Written by: STATISTICA 3/9/2010 12:44 PM
A customer asked recently how to create a random subset. And I thought this would be a good topic for a blog.
Let us pretend...
We want to develop a credit scoring model that can be used to determine if a new applicant is a good credit risk or a bad credit risk. But I want to use a random subset of data.
Start by opening STATISTICA's example dataset, CreditScore.sta. It has 1000 rows of data.
You don't know where the example datasets are located? Select the Open Example menu under the File menu (or Home tab / Open). See the Datasets folder? Select it and browse for CreditScore.sta.
Select the Data menu or Data tab. If you are using the classic menus, then look for Random Sampling menu.If you are using the Ribbonbar, then look for Sampling on the far right.
On the Simple Sampling tab, select the Exact checkbox. Type 25 in to the Approximate % field. Click OK.
You now have a random subset with 250 rows of data.
1 comment(s) so far...
Re: How To Create Random Subset of Your Data Instead of simple sampling, you may want to do stratified sampling (www.statsoft.com/textbook/statistics-glossary/s.aspx?button=s#Stratified Random Sampling). This particular dataset has 300 bad ratings and 700 good ratings. If you do 25% of a stratified random sampling, then you get 75 bad and 175 good ratings in the sample.

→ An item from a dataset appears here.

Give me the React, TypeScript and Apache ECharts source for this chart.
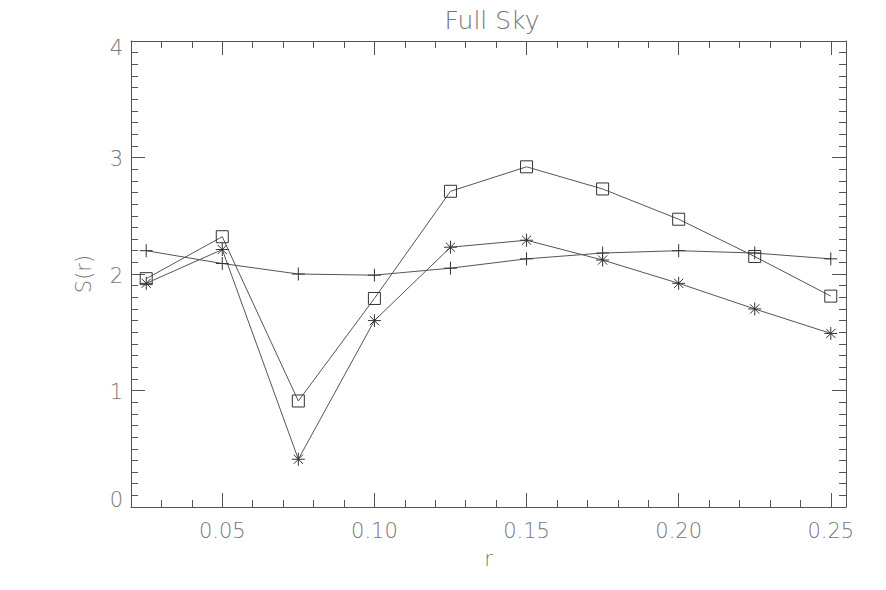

Re: How To Create Random Subset of Your Data
Instead of simple sampling, you may want to do stratified sampling (www.statsoft.com/textbook/statistics-glossary/s.aspx?button=s#Stratified Random Sampling). This particular dataset has 300 bad ratings and 700 good ratings. If you do 25% of a stratified random sampling, then you get 75 bad and 175 good ratings in the sample.